__Work to do__
Copy out, with no alterations, the lines below running from the one containing "Rebuild this chart" to the one containing "0.042, 0.030, 0.018, 0.017]", inclusive at each end; pictures are omitted.

__Provided records__
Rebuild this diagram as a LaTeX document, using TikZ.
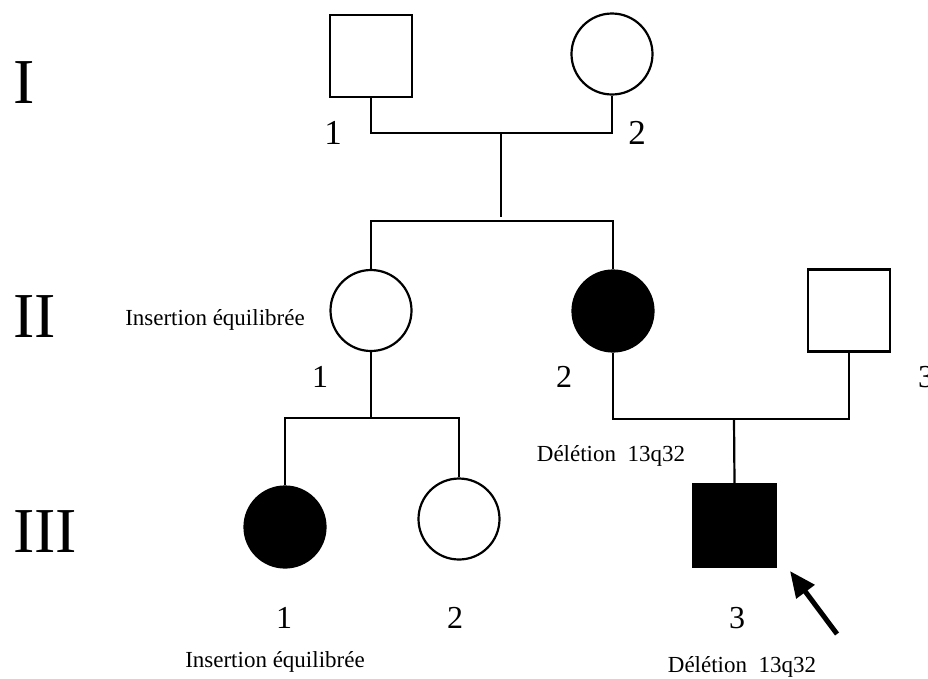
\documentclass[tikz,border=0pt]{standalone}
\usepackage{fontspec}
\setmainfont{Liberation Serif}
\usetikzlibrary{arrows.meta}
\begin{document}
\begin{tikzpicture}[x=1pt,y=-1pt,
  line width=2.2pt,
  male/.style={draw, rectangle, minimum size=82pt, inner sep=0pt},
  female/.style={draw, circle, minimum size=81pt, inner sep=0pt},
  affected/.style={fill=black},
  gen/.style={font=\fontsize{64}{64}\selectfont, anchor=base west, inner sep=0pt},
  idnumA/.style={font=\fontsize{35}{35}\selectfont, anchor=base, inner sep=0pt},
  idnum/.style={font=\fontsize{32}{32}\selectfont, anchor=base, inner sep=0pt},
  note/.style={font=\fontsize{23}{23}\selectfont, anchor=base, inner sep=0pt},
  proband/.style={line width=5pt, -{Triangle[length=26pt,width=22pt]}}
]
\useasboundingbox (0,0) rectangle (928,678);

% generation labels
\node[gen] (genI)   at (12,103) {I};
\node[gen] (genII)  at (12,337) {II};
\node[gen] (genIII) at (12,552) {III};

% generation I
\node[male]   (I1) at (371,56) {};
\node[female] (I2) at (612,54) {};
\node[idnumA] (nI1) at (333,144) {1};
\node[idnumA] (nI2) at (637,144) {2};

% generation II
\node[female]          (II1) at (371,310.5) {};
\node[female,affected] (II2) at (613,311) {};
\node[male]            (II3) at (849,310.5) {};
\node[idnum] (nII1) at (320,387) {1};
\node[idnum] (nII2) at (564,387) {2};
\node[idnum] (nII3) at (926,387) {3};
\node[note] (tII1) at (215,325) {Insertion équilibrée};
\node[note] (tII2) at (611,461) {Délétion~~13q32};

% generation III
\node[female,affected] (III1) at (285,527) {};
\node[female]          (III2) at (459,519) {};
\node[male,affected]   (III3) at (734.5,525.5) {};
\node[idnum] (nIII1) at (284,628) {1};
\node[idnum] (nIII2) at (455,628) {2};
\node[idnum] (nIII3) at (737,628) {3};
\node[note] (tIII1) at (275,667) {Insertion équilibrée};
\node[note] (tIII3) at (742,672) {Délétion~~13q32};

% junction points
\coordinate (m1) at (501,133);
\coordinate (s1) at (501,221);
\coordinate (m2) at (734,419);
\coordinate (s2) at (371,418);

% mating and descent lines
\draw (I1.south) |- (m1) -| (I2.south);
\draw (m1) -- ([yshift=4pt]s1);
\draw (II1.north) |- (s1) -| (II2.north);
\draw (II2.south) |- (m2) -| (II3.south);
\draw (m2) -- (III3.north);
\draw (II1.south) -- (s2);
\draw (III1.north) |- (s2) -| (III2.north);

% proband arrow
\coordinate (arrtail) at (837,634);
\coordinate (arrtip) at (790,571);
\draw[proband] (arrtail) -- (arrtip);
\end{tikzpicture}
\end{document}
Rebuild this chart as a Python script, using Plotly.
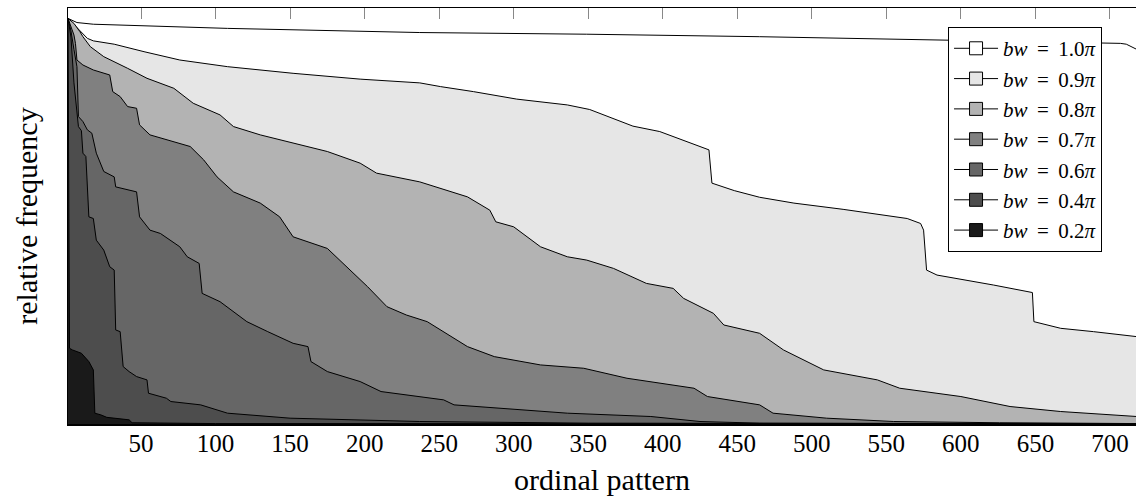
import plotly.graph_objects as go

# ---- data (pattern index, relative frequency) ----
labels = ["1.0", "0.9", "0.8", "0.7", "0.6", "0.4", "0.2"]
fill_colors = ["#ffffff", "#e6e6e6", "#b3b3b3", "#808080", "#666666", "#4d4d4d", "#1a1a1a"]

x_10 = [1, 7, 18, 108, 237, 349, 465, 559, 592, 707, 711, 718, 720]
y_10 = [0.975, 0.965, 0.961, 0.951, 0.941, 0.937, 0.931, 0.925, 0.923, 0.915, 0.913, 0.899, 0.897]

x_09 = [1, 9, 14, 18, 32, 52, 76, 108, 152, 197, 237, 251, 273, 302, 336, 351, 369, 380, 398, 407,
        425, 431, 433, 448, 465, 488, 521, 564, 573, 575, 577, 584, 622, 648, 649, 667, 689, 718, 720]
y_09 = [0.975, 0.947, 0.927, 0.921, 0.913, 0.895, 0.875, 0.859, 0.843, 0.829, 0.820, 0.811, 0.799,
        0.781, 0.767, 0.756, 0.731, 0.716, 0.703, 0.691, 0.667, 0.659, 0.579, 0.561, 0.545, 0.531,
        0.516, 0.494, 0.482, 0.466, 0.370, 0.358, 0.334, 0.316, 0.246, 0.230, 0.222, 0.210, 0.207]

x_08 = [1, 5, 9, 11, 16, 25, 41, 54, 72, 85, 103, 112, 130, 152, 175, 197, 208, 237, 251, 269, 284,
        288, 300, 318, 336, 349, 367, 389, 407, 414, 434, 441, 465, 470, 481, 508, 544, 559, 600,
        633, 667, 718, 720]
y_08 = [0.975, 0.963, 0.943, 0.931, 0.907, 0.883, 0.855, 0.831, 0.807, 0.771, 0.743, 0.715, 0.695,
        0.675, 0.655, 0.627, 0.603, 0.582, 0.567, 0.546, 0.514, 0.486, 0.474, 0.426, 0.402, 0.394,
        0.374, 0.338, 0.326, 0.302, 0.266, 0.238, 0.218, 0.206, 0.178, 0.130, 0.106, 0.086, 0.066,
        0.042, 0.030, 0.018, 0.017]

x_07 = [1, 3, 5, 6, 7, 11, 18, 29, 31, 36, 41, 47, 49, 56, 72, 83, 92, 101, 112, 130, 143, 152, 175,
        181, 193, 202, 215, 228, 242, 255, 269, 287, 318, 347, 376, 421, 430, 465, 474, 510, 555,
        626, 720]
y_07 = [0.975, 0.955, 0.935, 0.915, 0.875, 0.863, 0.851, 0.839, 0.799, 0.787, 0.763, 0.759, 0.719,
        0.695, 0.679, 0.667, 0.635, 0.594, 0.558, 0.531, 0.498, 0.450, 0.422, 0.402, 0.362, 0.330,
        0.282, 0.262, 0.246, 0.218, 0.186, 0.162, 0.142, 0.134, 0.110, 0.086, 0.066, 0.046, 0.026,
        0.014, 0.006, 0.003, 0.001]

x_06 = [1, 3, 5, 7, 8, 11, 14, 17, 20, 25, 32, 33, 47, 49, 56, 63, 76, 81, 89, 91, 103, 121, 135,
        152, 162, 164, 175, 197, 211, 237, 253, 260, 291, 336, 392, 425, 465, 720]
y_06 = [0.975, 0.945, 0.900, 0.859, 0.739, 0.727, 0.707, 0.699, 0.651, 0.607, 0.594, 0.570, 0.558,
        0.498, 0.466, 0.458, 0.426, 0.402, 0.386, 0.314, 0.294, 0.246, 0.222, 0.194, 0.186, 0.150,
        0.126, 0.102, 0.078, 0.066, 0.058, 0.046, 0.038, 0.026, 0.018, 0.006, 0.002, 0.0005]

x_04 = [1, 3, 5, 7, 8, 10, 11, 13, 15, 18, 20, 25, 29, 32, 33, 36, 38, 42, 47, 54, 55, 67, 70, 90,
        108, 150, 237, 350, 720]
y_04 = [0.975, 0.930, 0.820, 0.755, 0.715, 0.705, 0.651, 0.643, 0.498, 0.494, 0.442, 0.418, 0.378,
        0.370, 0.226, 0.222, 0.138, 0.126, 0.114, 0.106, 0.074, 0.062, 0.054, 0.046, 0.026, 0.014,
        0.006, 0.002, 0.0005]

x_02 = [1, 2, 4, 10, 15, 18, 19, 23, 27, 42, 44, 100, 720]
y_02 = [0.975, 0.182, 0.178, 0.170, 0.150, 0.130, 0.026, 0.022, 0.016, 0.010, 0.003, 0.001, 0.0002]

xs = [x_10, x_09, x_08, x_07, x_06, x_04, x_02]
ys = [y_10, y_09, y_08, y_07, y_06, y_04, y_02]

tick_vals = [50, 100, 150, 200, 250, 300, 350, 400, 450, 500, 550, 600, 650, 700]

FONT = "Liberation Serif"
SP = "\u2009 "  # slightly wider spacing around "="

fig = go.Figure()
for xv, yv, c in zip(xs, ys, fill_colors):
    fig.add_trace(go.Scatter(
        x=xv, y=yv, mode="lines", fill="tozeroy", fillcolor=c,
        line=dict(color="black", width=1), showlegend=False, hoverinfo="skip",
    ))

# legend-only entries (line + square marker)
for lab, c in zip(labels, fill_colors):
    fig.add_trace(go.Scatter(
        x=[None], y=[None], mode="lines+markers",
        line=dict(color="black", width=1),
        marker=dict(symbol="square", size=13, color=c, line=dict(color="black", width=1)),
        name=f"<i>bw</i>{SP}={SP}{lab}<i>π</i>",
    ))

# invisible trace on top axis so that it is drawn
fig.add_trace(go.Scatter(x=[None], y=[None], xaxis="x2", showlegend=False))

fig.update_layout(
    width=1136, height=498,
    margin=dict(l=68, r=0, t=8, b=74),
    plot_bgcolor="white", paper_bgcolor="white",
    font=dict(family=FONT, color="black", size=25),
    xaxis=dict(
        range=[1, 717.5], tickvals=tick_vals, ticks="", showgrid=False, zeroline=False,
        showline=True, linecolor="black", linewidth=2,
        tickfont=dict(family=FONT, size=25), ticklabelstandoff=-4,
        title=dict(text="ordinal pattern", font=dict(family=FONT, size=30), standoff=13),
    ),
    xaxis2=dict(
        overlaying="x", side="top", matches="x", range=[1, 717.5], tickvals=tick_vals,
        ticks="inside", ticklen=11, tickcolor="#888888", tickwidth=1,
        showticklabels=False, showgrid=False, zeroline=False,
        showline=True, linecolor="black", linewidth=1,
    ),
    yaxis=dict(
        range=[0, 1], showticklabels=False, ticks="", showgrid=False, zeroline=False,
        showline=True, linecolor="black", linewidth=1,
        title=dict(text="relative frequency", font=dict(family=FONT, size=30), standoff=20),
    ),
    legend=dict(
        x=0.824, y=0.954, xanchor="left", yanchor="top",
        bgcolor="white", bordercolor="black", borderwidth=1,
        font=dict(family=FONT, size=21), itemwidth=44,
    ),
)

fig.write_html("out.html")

__Written solution__
Rebuild this chart as a Python script, using Plotly.
import plotly.graph_objects as go

# ---- data (pattern index, relative frequency) ----
labels = ["1.0", "0.9", "0.8", "0.7", "0.6", "0.4", "0.2"]
fill_colors = ["#ffffff", "#e6e6e6", "#b3b3b3", "#808080", "#666666", "#4d4d4d", "#1a1a1a"]

x_10 = [1, 7, 18, 108, 237, 349, 465, 559, 592, 707, 711, 718, 720]
y_10 = [0.975, 0.965, 0.961, 0.951, 0.941, 0.937, 0.931, 0.925, 0.923, 0.915, 0.913, 0.899, 0.897]

x_09 = [1, 9, 14, 18, 32, 52, 76, 108, 152, 197, 237, 251, 273, 302, 336, 351, 369, 380, 398, 407,
        425, 431, 433, 448, 465, 488, 521, 564, 573, 575, 577, 584, 622, 648, 649, 667, 689, 718, 720]
y_09 = [0.975, 0.947, 0.927, 0.921, 0.913, 0.895, 0.875, 0.859, 0.843, 0.829, 0.820, 0.811, 0.799,
        0.781, 0.767, 0.756, 0.731, 0.716, 0.703, 0.691, 0.667, 0.659, 0.579, 0.561, 0.545, 0.531,
        0.516, 0.494, 0.482, 0.466, 0.370, 0.358, 0.334, 0.316, 0.246, 0.230, 0.222, 0.210, 0.207]

x_08 = [1, 5, 9, 11, 16, 25, 41, 54, 72, 85, 103, 112, 130, 152, 175, 197, 208, 237, 251, 269, 284,
        288, 300, 318, 336, 349, 367, 389, 407, 414, 434, 441, 465, 470, 481, 508, 544, 559, 600,
        633, 667, 718, 720]
y_08 = [0.975, 0.963, 0.943, 0.931, 0.907, 0.883, 0.855, 0.831, 0.807, 0.771, 0.743, 0.715, 0.695,
        0.675, 0.655, 0.627, 0.603, 0.582, 0.567, 0.546, 0.514, 0.486, 0.474, 0.426, 0.402, 0.394,
        0.374, 0.338, 0.326, 0.302, 0.266, 0.238, 0.218, 0.206, 0.178, 0.130, 0.106, 0.086, 0.066,
        0.042, 0.030, 0.018, 0.017]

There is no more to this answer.